On an iPhone the on-screen buttons of Ninemsn's site have been designed to replicate the phone's own home screen buttons to try to create a seamless experience.


Capobianco cites MSN's Messenger tool as one that looks and works exactly the same whether it is being used on a computer or a mobile phone.


Tim Krause, the global chief marketing officer for telecommunications equipment vendor Alcatel-Lucent, says companies have to effectively run ahead of their customers.


The company runs Bell Labs in the US, the famed think tank that churns out experimental devices that often find their way into the mainstream.


One such device being developed is a projector-equipped mobile phone that could transform the way people use phones as personal entertainment devices. But Krause says that for many of the telcos, which are effectively the carriers of the new services, control of their networks has been ceded to consumers and the media company content and application creators.


"Consumers are the ones that are thinking up the really cool stuff anyway," Krause told Media on a visit to Australia. "The problem for providers is they are not going to control what the service looks like any more."

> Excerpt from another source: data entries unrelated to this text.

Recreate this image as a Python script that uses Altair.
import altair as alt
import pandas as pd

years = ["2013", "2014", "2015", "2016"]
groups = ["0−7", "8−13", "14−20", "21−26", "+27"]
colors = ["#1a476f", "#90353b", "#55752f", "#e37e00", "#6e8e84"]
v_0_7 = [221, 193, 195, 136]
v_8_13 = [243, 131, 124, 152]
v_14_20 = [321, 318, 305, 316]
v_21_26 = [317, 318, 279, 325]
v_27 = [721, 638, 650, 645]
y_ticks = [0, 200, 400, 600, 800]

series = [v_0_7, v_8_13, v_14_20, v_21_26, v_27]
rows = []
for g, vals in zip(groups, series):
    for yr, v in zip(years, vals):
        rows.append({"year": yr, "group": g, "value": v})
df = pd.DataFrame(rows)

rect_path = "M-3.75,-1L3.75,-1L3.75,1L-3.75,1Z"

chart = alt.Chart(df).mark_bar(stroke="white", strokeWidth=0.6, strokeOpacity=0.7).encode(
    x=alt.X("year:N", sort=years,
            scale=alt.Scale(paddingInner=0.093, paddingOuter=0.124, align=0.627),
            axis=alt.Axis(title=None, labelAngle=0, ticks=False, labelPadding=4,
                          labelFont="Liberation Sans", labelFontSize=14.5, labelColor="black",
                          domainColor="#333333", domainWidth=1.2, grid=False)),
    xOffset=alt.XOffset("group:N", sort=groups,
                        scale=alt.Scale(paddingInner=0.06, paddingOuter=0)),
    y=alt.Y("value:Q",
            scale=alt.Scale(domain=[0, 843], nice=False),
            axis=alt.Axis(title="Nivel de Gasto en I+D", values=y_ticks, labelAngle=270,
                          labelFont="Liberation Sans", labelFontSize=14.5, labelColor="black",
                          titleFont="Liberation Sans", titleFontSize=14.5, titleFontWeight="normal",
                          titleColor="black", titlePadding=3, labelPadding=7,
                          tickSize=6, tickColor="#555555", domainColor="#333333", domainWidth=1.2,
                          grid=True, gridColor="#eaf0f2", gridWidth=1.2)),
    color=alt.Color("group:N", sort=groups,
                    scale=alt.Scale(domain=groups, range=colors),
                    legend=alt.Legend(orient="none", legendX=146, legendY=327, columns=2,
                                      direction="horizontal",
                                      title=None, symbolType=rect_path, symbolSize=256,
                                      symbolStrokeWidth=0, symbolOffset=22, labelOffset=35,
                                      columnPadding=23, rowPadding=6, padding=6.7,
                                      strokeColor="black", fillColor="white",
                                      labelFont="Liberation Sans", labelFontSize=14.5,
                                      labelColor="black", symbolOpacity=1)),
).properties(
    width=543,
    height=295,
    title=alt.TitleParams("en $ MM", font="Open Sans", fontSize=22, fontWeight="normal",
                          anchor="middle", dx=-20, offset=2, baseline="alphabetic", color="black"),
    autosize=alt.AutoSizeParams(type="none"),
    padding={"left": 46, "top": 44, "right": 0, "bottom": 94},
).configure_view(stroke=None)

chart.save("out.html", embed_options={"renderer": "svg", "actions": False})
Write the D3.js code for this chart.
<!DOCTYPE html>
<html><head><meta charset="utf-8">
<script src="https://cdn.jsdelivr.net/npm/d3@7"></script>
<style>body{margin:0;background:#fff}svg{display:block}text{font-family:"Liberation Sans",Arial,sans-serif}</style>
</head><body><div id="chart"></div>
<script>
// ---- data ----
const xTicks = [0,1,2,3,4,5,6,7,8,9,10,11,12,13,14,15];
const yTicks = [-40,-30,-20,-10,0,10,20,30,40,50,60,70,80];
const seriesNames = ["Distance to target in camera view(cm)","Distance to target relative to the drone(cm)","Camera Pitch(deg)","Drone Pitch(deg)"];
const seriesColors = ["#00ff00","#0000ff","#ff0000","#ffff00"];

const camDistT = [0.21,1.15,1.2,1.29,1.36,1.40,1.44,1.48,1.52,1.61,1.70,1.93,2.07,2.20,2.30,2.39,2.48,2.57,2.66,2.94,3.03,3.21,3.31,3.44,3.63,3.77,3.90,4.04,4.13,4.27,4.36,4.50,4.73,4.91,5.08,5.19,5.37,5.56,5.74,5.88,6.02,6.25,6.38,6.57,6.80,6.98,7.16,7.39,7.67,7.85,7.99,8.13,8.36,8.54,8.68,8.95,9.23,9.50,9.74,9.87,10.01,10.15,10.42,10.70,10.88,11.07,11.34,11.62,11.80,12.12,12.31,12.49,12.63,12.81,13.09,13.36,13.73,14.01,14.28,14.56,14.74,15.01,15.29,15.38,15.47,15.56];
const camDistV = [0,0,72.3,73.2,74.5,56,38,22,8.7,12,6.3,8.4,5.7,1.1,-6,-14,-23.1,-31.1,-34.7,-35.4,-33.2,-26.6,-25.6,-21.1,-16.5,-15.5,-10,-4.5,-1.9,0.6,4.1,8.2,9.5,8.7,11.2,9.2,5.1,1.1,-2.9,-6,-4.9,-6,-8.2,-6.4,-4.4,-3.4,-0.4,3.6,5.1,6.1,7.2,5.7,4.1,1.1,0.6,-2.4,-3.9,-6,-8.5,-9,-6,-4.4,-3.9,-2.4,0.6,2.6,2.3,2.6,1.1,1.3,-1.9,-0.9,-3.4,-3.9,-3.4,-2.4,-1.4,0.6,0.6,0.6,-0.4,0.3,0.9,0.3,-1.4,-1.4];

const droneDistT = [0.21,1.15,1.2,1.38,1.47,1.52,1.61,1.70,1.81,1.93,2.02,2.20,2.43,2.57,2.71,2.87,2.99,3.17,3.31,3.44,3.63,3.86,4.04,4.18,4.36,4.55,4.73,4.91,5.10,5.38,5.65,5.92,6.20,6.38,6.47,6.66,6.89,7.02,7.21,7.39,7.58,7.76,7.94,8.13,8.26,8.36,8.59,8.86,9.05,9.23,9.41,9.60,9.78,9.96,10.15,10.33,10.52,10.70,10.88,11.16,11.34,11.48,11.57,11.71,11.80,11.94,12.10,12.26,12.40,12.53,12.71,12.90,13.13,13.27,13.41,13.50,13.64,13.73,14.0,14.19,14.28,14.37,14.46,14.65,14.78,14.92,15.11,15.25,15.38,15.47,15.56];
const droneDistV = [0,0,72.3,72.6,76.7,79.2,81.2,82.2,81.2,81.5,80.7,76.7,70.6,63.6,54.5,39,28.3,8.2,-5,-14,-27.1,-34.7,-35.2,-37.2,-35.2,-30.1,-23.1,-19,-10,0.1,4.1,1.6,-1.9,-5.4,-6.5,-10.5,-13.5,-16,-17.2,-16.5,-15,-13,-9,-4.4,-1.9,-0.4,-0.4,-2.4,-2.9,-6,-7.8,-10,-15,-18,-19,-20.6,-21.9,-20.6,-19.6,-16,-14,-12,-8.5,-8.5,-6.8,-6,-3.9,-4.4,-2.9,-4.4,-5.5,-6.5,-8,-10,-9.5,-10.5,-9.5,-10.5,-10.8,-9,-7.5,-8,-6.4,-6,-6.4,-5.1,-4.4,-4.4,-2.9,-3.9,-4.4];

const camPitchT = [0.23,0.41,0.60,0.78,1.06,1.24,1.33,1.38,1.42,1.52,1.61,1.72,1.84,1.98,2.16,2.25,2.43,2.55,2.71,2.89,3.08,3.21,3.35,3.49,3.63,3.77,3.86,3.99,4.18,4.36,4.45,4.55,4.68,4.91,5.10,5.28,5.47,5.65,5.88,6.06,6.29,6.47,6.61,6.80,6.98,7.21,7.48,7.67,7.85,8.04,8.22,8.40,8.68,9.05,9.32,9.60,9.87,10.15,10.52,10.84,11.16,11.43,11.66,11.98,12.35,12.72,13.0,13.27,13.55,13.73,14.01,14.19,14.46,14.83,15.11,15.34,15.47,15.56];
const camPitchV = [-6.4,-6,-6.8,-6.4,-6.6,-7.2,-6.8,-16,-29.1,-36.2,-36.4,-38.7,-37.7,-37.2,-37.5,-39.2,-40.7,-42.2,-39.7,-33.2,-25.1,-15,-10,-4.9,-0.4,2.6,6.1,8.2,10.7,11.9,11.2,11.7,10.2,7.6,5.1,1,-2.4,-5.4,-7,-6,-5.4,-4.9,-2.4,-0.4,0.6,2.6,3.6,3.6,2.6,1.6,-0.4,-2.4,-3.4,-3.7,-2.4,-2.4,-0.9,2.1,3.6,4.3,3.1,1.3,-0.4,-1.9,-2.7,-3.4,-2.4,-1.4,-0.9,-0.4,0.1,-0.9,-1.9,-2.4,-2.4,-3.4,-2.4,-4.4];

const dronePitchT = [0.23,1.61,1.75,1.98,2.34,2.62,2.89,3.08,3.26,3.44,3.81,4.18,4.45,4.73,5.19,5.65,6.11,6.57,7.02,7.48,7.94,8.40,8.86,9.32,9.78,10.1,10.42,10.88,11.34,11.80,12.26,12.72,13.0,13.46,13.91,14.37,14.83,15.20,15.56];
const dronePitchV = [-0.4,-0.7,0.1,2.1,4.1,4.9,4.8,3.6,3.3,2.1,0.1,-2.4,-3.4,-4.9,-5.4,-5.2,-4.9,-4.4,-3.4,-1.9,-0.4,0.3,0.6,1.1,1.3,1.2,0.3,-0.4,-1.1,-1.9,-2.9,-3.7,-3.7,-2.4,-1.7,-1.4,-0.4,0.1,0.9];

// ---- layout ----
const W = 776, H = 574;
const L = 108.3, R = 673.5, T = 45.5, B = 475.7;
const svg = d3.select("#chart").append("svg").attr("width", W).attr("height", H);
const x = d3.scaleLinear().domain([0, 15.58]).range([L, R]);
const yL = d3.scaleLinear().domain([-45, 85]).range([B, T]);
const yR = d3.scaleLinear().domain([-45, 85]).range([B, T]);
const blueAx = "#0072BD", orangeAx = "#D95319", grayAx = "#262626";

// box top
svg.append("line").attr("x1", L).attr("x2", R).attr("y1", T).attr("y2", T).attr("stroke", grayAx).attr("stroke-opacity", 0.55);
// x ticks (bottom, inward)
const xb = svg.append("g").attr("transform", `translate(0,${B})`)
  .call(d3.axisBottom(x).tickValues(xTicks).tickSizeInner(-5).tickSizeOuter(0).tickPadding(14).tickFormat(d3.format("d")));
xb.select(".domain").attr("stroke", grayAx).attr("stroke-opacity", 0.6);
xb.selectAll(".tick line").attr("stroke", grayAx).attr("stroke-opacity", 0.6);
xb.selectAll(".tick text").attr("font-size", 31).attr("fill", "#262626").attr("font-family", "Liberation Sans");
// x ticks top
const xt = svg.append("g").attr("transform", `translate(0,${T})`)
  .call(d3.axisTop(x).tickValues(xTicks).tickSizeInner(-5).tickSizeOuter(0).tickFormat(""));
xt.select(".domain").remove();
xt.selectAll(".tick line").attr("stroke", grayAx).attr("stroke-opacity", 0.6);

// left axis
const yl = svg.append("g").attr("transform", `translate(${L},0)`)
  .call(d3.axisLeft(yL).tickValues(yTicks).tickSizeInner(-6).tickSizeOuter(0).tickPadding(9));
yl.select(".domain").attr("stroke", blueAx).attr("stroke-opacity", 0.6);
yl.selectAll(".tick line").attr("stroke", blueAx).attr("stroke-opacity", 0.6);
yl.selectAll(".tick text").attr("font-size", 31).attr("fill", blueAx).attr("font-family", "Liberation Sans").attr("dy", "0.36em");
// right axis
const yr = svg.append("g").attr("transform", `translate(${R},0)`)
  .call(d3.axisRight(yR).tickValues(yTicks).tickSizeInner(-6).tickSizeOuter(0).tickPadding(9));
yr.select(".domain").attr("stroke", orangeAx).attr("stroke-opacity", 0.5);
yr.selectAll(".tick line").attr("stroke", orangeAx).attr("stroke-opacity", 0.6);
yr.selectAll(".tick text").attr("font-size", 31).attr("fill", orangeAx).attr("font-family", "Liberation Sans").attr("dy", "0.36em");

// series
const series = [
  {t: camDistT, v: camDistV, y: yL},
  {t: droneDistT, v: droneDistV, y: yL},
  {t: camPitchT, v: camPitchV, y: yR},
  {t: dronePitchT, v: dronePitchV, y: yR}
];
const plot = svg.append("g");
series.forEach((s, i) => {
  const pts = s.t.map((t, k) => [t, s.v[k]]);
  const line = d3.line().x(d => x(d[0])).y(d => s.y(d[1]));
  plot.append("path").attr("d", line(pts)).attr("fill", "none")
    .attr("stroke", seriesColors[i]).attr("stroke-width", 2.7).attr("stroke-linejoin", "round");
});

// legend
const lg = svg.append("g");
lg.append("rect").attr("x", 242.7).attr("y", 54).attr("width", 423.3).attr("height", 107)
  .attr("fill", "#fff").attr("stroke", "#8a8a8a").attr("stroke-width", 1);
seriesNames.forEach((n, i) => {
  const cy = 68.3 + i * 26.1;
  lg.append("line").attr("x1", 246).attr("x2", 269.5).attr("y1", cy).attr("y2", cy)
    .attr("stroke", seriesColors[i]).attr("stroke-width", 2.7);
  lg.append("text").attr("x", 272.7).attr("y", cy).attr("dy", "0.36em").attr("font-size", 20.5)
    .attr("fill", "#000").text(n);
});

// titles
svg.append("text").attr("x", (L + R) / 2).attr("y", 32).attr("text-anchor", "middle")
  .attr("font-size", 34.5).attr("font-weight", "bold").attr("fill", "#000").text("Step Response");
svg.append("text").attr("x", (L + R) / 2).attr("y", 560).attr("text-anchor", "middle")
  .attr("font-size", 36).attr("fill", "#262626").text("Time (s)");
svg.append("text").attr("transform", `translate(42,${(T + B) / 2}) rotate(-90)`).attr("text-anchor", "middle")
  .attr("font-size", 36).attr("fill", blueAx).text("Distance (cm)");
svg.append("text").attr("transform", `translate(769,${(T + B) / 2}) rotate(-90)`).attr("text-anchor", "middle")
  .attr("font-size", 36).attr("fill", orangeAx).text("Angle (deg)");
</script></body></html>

As a network equipment supplier, Alcatel's goal is to drive bandwidth, and the advent of smart phones and intensive media applications is in its interests.


The company recently launched Tikitags. These are tags that can be read by a reader device attached to a computer which can take the owner to an information-rich web page -- a move that could quickly be adopted for the mobile market.


Next is real-time image recognition, which would allow mobile phones to snap an image that would be immediately recognised and link to a rich media site through the mobile -- for example, taking a photo of an ad for the Spiderman movie -- and would allow the phone to link directly to the movie's website.


It seems that for apps media on mobile, the brave new world has barely begun.